Opening the symposium is Commissioner of the City of Chicago’s Department of Cultural Affairs and Special Events Michelle T. Boone. The programme includes a session on university cultural engagement, led by Professor Larry Norman, Deputy Provost for the Arts at the University of Chicago and Professor Ian Grosvenor, Deputy Pro-Vice Chancellor for Cultural Engagement at the University of Birmingham. Other sessions will cover cultural heritage; cross-sector collaborative research and new technologies; and public libraries and cultural learning from the perspective of both the Chicago Public Library Commissioner and his Birmingham counterpart. Directors from the Chicago Shakespeare Theater and the University of Birmingham’s Shakespeare Institute will also lead a session on the legacy of the playwright both in the Midlands and in the US Midwest.
Chicago and Birmingham have been sister cities since 1993 and, building on this relationship, the University of Birmingham and the City of Birmingham have initiated a range of development activities with institutions and organisations based in Chicago and the Midwest. The emerging Chicago Cultural Plan and Birmingham ’Creative City’ initiative provide a strong framework in which to discuss various forms of cultural engagement and collaboration.
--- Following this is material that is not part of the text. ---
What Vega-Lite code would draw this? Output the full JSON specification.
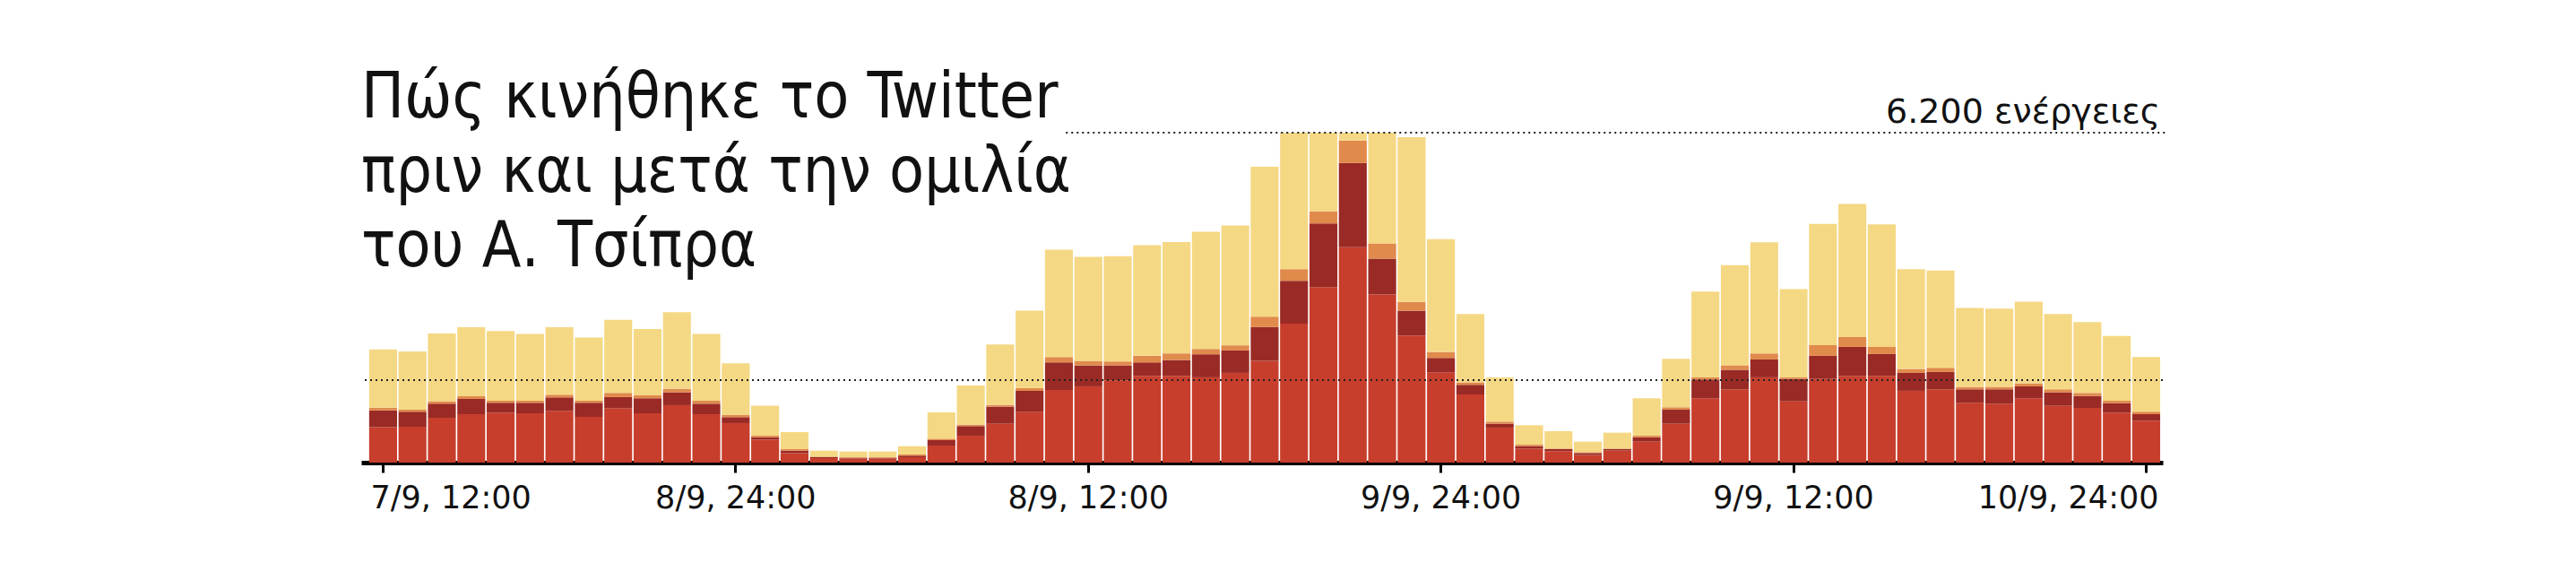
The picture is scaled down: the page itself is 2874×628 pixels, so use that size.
{
  "$schema": "https://vega.github.io/schema/vega-lite/v6.json",
  "autosize": {"type": "none"},
  "padding": {"left": 403, "top": 148, "right": 461, "bottom": 112},
  "width": 2010,
  "height": 368,
  "background": "white",
  "title": {
    "text": ["Πώς κινήθηκε το Twitter", "πριν και μετά την ομιλία", "του Α. Τσίπρα"],
    "anchor": "start",
    "frame": "group",
    "orient": "top",
    "font": "Liberation Sans Narrow, DejaVu Sans Condensed, Roboto",
    "fontSize": 71,
    "fontWeight": "normal",
    "lineHeight": 83,
    "color": "#111111",
    "baseline": "bottom",
    "offset": -276
  },
  "config": {"view": {"stroke": null}},
  "data": {
    "values": [
      {"t": "7/9, 12:00", "s1": 665, "s2": 315, "s3": 50, "s4": 1095},
      {"t": "7/9, 13:00", "s1": 674, "s2": 281, "s3": 39, "s4": 1096},
      {"t": "7/9, 14:00", "s1": 843, "s2": 264, "s3": 45, "s4": 1276},
      {"t": "7/9, 15:00", "s1": 910, "s2": 287, "s3": 51, "s4": 1298},
      {"t": "7/9, 16:00", "s1": 939, "s2": 185, "s3": 39, "s4": 1309},
      {"t": "7/9, 17:00", "s1": 927, "s2": 197, "s3": 39, "s4": 1253},
      {"t": "7/9, 18:00", "s1": 972, "s2": 253, "s3": 51, "s4": 1270},
      {"t": "7/9, 19:00", "s1": 860, "s2": 264, "s3": 39, "s4": 1186},
      {"t": "7/9, 20:00", "s1": 1023, "s2": 208, "s3": 79, "s4": 1371},
      {"t": "7/9, 21:00", "s1": 927, "s2": 281, "s3": 56, "s4": 1248},
      {"t": "7/9, 22:00", "s1": 1079, "s2": 242, "s3": 67, "s4": 1439},
      {"t": "7/9, 23:00", "s1": 910, "s2": 197, "s3": 56, "s4": 1253},
      {"t": "8/9, 24:00", "s1": 742, "s2": 112, "s3": 45, "s4": 967},
      {"t": "8/9, 01:00", "s1": 433, "s2": 45, "s3": 28, "s4": 562},
      {"t": "8/9, 02:00", "s1": 180, "s2": 45, "s3": 28, "s4": 320},
      {"t": "8/9, 03:00", "s1": 84, "s2": 17, "s3": 11, "s4": 112},
      {"t": "8/9, 04:00", "s1": 73, "s2": 17, "s3": 11, "s4": 107},
      {"t": "8/9, 05:00", "s1": 73, "s2": 17, "s3": 11, "s4": 107},
      {"t": "8/9, 06:00", "s1": 101, "s2": 28, "s3": 22, "s4": 157},
      {"t": "8/9, 07:00", "s1": 320, "s2": 101, "s3": 28, "s4": 495},
      {"t": "8/9, 08:00", "s1": 506, "s2": 180, "s3": 28, "s4": 736},
      {"t": "8/9, 09:00", "s1": 731, "s2": 320, "s3": 34, "s4": 1135},
      {"t": "8/9, 10:00", "s1": 955, "s2": 393, "s3": 56, "s4": 1450},
      {"t": "8/9, 11:00", "s1": 1366, "s2": 517, "s3": 101, "s4": 2018},
      {"t": "8/9, 12:00", "s1": 1433, "s2": 393, "s3": 84, "s4": 1956},
      {"t": "8/9, 13:00", "s1": 1546, "s2": 281, "s3": 73, "s4": 1978},
      {"t": "8/9, 14:00", "s1": 1630, "s2": 253, "s3": 124, "s4": 2079},
      {"t": "8/9, 15:00", "s1": 1630, "s2": 298, "s3": 124, "s4": 2091},
      {"t": "8/9, 16:00", "s1": 1602, "s2": 433, "s3": 101, "s4": 2203},
      {"t": "8/9, 17:00", "s1": 1686, "s2": 422, "s3": 96, "s4": 2254},
      {"t": "8/9, 18:00", "s1": 1911, "s2": 635, "s3": 197, "s4": 2816},
      {"t": "8/9, 19:00", "s1": 2613, "s2": 804, "s3": 219, "s4": 2563},
      {"t": "8/9, 20:00", "s1": 3299, "s2": 1197, "s3": 225, "s4": 1478},
      {"t": "8/9, 21:00", "s1": 4046, "s2": 1585, "s3": 422, "s4": 146},
      {"t": "8/9, 22:00", "s1": 3158, "s2": 674, "s3": 287, "s4": 2079},
      {"t": "8/9, 23:00", "s1": 2389, "s2": 466, "s3": 163, "s4": 3097},
      {"t": "9/9, 24:00", "s1": 1697, "s2": 270, "s3": 112, "s4": 2119},
      {"t": "9/9, 01:00", "s1": 1281, "s2": 180, "s3": 45, "s4": 1287},
      {"t": "9/9, 02:00", "s1": 658, "s2": 73, "s3": 39, "s4": 832},
      {"t": "9/9, 03:00", "s1": 264, "s2": 45, "s3": 28, "s4": 365},
      {"t": "9/9, 04:00", "s1": 214, "s2": 39, "s3": 11, "s4": 326},
      {"t": "9/9, 05:00", "s1": 141, "s2": 39, "s3": 17, "s4": 197},
      {"t": "9/9, 06:00", "s1": 225, "s2": 28, "s3": 11, "s4": 298},
      {"t": "9/9, 07:00", "s1": 393, "s2": 84, "s3": 28, "s4": 703},
      {"t": "9/9, 08:00", "s1": 731, "s2": 264, "s3": 45, "s4": 910},
      {"t": "9/9, 09:00", "s1": 1208, "s2": 354, "s3": 39, "s4": 1613},
      {"t": "9/9, 10:00", "s1": 1377, "s2": 365, "s3": 84, "s4": 1883},
      {"t": "9/9, 11:00", "s1": 1602, "s2": 337, "s3": 112, "s4": 2091},
      {"t": "9/9, 12:00", "s1": 1152, "s2": 422, "s3": 28, "s4": 1658},
      {"t": "9/9, 13:00", "s1": 1574, "s2": 433, "s3": 202, "s4": 2276},
      {"t": "9/9, 14:00", "s1": 1630, "s2": 545, "s3": 185, "s4": 2501},
      {"t": "9/9, 15:00", "s1": 1630, "s2": 410, "s3": 135, "s4": 2304},
      {"t": "9/9, 16:00", "s1": 1349, "s2": 337, "s3": 73, "s4": 1877},
      {"t": "9/9, 17:00", "s1": 1377, "s2": 326, "s3": 79, "s4": 1827},
      {"t": "9/9, 18:00", "s1": 1124, "s2": 253, "s3": 45, "s4": 1484},
      {"t": "9/9, 19:00", "s1": 1107, "s2": 270, "s3": 45, "s4": 1472},
      {"t": "9/9, 20:00", "s1": 1208, "s2": 225, "s3": 56, "s4": 1534},
      {"t": "9/9, 21:00", "s1": 1068, "s2": 253, "s3": 56, "s4": 1416},
      {"t": "9/9, 22:00", "s1": 1028, "s2": 225, "s3": 56, "s4": 1332},
      {"t": "9/9, 23:00", "s1": 939, "s2": 180, "s3": 45, "s4": 1214},
      {"t": "10/9, 24:00", "s1": 787, "s2": 124, "s3": 45, "s4": 1028}
    ]
  },
  "layer": [
    {
      "transform": [{"fold": ["s1", "s2", "s3", "s4"], "as": ["series", "value"]}],
      "mark": {"type": "bar"},
      "encoding": {
        "x": {
          "field": "t",
          "type": "ordinal",
          "scale": {
            "domain": [
              "7/9, 12:00", "7/9, 13:00", "7/9, 14:00", "7/9, 15:00", "7/9, 16:00", "7/9, 17:00",
              "7/9, 18:00", "7/9, 19:00", "7/9, 20:00", "7/9, 21:00", "7/9, 22:00", "7/9, 23:00",
              "8/9, 24:00", "8/9, 01:00", "8/9, 02:00", "8/9, 03:00", "8/9, 04:00", "8/9, 05:00",
              "8/9, 06:00", "8/9, 07:00", "8/9, 08:00", "8/9, 09:00", "8/9, 10:00", "8/9, 11:00",
              "8/9, 12:00", "8/9, 13:00", "8/9, 14:00", "8/9, 15:00", "8/9, 16:00", "8/9, 17:00",
              "8/9, 18:00", "8/9, 19:00", "8/9, 20:00", "8/9, 21:00", "8/9, 22:00", "8/9, 23:00",
              "9/9, 24:00", "9/9, 01:00", "9/9, 02:00", "9/9, 03:00", "9/9, 04:00", "9/9, 05:00",
              "9/9, 06:00", "9/9, 07:00", "9/9, 08:00", "9/9, 09:00", "9/9, 10:00", "9/9, 11:00",
              "9/9, 12:00", "9/9, 13:00", "9/9, 14:00", "9/9, 15:00", "9/9, 16:00", "9/9, 17:00",
              "9/9, 18:00", "9/9, 19:00", "9/9, 20:00", "9/9, 21:00", "9/9, 22:00", "9/9, 23:00",
              "10/9, 24:00"
            ],
            "paddingInner": 0.05,
            "paddingOuter": 0.18,
            "align": 0.75
          },
          "axis": {
            "title": null,
            "values": ["7/9, 12:00", "8/9, 24:00", "8/9, 12:00", "9/9, 24:00", "9/9, 12:00", "10/9, 24:00"],
            "labelAngle": 0,
            "domainColor": "#000000",
            "domainWidth": 5,
            "tickColor": "#000000",
            "tickWidth": 3,
            "tickSize": 11,
            "labelFont": "DejaVu Sans",
            "labelFontSize": 35,
            "labelColor": "#111111",
            "labelPadding": 11,
            "labelLimit": 400,
            "labelFlush": 45,
            "labelFlushOffset": 14,
            "labelOverlap": false
          }
        },
        "y": {
          "field": "value",
          "type": "quantitative",
          "stack": "zero",
          "scale": {"domain": [0, 6200], "nice": false},
          "axis": null
        },
        "color": {
          "field": "series",
          "type": "nominal",
          "scale": {"domain": ["s1", "s2", "s3", "s4"], "range": ["#c73e2c", "#9a2a25", "#e08a4c", "#f5d884"]},
          "legend": null
        },
        "order": {"field": "series", "sort": "ascending"}
      }
    },
    {
      "data": {"values": [{"level": 1550}]},
      "mark": {"type": "rule", "strokeDash": [2, 4], "strokeWidth": 2.2, "color": "#222222"},
      "encoding": {"y": {"field": "level", "type": "quantitative"}}
    },
    {
      "data": {"values": [{"level": 6200, "from": "8/9, 11:00", "to": "10/9, 24:00"}]},
      "mark": {"type": "rule", "strokeDash": [2, 4], "strokeWidth": 2.2, "color": "#222222"},
      "encoding": {
        "y": {"field": "level", "type": "quantitative"},
        "x": {"field": "from", "type": "ordinal", "bandPosition": 0.75},
        "x2": {"field": "to", "bandPosition": 1.2}
      }
    },
    {
      "data": {"values": [{"level": 6200, "at": "10/9, 24:00", "label": "6.200 ενέργειες"}]},
      "mark": {"type": "text", "align": "right", "baseline": "alphabetic", "dy": -11, "font": "DejaVu Sans", "fontSize": 38, "color": "#111111"},
      "encoding": {
        "x": {"field": "at", "type": "ordinal", "bandPosition": 1},
        "y": {"field": "level", "type": "quantitative"},
        "text": {"field": "label"}
      }
    }
  ]
}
Professor Ian Grosvenor, Deputy Pro-Vice Chancellor for Cultural Engagement at the University of Birmingham, said: “The symposium and associated visits will enable us to share details of how we understand and address issues around cultural engagement, but also to listen and learn from what is happening in Chicago. A vibrant, sustainable and diverse cultural offer is central to the future of Chicago and Birmingham and the visit provides a great opportunity for building new cultural partnerships, which can only benefit the two cities’.
Professor Larry Norman, Deputy Provost for the Arts at the University of Chicago, said: “The University of Chicago is fortunate to be situated in one of the most culturally rich and diverse cities in the world. Over the past ten years, the University has focused on strengthening relationships with neighbourhood arts organisations, the City of Chicago, and international cultural partners. The University is excited to build on our role as a cultural partner and maintains a firm commitment to strengthening connections locally and around the globe.”
In addition to the University of Birmingham and the City of Chicago Department of Cultural Affairs and Special Events, the symposium is co-hosted by the University of Chicago, Chicago Sister Cities International, and the National Public Housing Museum. It will take place at the Chicago Cultural Center, 78 E. Washington Street, Chicago, IL 60602.